Thereafter we attended a 2 days briefing on the do’s and don’ts of the General State Elections at the Election Commissioner’s office of Chennai, Tamil Nadu. The head of Election Commission,mr. Chandran Mohan and others briefed us and took questions from us.

Among the matters we were told were:-

1) A parliamentary candidate can spend up to 28lakhs.  (A Malaysian candidate contesting state elections can expend to the limit of RM170k). Each candidate MUST open a current account and monies in and out including donations must be reflected.

2) Candidates are not allowed to put up banners and posters in their constituency. But during the elections, if the candidate is holding a public rally or meeting the people at a certain area, the candidate is allowed to put up banners and posters within 12 hours before the event and all these banners and posters must be removed within 4 hours after the event.

3) The electoral rolls of voters have photos of the voters. Further, CCTV and Video cams are operating at all times at the voting center. This process prevents cheating and does away with ghosts voters.

3 (b) any person residing in the constituency can register as a voter if he has reached the age of 18 years old. On line registration is allowed. We are given to understand that presently nearly 90 % of eligible voters have registered as voters.
3(c) whenever a person applies to be registered as a voter, the election commission will send an officer (a municipal clerk) to verify this by going to the applicants address and confirm same. One MUST be resident in a particular constituency for 6 months to be eligible to register as a voter.

4) During the Parliamentary elections, the local councils, state Government and related elected representatives are disallowed to announce any new policy or do any act which may influence the voters.
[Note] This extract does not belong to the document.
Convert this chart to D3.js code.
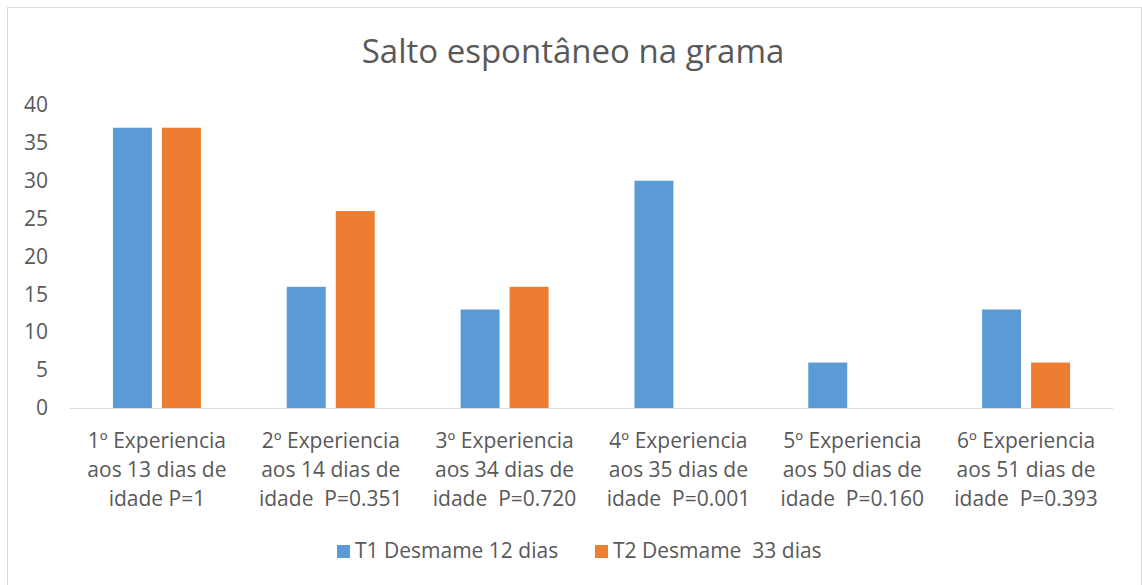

5) We were showed the process of electronic voting. We were taken to a school in Chennai and even the inedible ink was put on our finger.

6) IT technology is used to the maximum. Every election acts like speeches etc are all videotaped. Even the TV announcements were scrutinised by the election officers to ensure no violation of the rules takes place

7) for the first time the Election Commission has introduced a team of investigators known as "flying squad". The team is headed by a local magistrate and comprised of federal and local police, income tax officers and women officers to stop and randomly check vehicles if monies or gift are being transported which might violate election rules.
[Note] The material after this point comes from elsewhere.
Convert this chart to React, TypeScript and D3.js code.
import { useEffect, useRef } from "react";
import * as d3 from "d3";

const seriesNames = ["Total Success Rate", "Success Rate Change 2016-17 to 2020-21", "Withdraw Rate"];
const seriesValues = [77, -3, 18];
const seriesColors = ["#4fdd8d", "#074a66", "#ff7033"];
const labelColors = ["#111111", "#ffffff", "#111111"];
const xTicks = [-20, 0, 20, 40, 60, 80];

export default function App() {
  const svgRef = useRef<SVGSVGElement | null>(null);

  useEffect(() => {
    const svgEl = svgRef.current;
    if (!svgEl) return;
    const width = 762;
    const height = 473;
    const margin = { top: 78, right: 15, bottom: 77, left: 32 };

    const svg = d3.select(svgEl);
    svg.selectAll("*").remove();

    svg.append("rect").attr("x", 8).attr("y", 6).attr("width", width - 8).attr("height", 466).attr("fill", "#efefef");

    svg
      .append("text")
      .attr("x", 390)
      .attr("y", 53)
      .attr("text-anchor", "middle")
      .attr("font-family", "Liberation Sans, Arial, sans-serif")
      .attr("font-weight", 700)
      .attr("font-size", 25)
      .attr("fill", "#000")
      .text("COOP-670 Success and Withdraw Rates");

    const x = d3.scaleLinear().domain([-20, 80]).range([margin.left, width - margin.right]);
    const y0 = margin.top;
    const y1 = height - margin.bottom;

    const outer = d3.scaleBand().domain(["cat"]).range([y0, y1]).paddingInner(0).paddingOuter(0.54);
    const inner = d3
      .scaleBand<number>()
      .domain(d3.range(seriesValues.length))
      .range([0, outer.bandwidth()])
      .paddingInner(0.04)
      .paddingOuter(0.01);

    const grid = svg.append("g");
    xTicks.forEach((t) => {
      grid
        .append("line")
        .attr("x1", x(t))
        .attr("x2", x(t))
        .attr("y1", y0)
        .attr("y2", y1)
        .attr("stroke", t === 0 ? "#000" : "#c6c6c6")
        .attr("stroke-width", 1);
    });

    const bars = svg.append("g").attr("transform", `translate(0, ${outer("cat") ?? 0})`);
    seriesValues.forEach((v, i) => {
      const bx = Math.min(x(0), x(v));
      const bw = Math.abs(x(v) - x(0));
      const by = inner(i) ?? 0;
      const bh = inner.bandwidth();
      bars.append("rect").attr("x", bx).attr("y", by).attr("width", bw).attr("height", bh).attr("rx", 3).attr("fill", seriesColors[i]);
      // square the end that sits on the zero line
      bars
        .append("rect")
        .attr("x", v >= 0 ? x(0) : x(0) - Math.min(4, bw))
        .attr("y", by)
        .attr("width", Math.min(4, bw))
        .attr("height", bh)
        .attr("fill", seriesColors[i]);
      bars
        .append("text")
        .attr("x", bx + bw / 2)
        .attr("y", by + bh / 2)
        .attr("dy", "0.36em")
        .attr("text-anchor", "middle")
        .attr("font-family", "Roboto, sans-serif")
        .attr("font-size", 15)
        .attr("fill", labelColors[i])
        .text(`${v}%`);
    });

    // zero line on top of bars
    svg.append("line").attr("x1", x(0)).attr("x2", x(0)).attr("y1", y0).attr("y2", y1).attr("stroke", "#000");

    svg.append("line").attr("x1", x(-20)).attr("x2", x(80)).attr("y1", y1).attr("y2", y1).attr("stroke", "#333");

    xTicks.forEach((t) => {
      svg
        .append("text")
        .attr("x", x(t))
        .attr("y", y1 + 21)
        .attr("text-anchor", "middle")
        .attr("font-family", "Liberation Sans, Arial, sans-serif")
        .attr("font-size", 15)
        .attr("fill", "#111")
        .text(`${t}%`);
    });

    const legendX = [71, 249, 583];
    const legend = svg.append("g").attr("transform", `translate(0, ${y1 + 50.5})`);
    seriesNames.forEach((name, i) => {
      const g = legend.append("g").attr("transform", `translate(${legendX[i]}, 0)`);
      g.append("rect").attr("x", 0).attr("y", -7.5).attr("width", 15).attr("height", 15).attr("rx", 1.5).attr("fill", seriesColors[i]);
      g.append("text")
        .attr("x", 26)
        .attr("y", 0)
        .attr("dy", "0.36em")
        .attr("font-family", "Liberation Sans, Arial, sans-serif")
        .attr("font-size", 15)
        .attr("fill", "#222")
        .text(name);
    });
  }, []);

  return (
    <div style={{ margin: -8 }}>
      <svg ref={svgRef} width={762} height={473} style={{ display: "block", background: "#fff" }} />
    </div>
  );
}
Our own bus was stopped 3 times and videos were done on what we were taking in the bus. Questions were asked where and what we were doing etc and amount of monies being taken.

8) Any political party can set up their own TV station and telecast the policies and programmes of their party. Printing presses are allowed to flourish without control.

9) independent observers are appointed to oversee the police, media and the election officers. These observers are from different parts of the country and they give updates and reports to the election offices on the effectiveness of the electoral activities plus suggestions and criticisms. The observer role we notice is very much the role played by BERSIH in Malaysia. Except present is an NGO with no cooperation from the EC. This role of observer needs to be incorporated in our electoral system.

During our tour, we were exposed with the latest full proof technology and in the process learned a lot. We are grateful to both the Indian High Commission in Malaysia, in particular His Excellency Mr Tirumorthi and the Election Commission of Tamil Nadu for facilitating the tour.

Many issues including vote rigging, ghost voters, lack of media space for opposition parties have continued to surface in Malaysia general elections although the nation has held 13 general elections.

I am sure that Malaysia Election Commission (EC) is aware of how these issues can be tackled by adopting the measures practiced by the Indian Election Commission.  If they are not, I will certainly make them aware through coming Parliament meetings.

The key question is really how serious is the EC and the Malaysian government about having free, fair and clean general elections as till today the EC and the government have not adopted many past recommendations made by the Opposition, including the automatic registration of Malaysians as voters upon reaching the age of 21.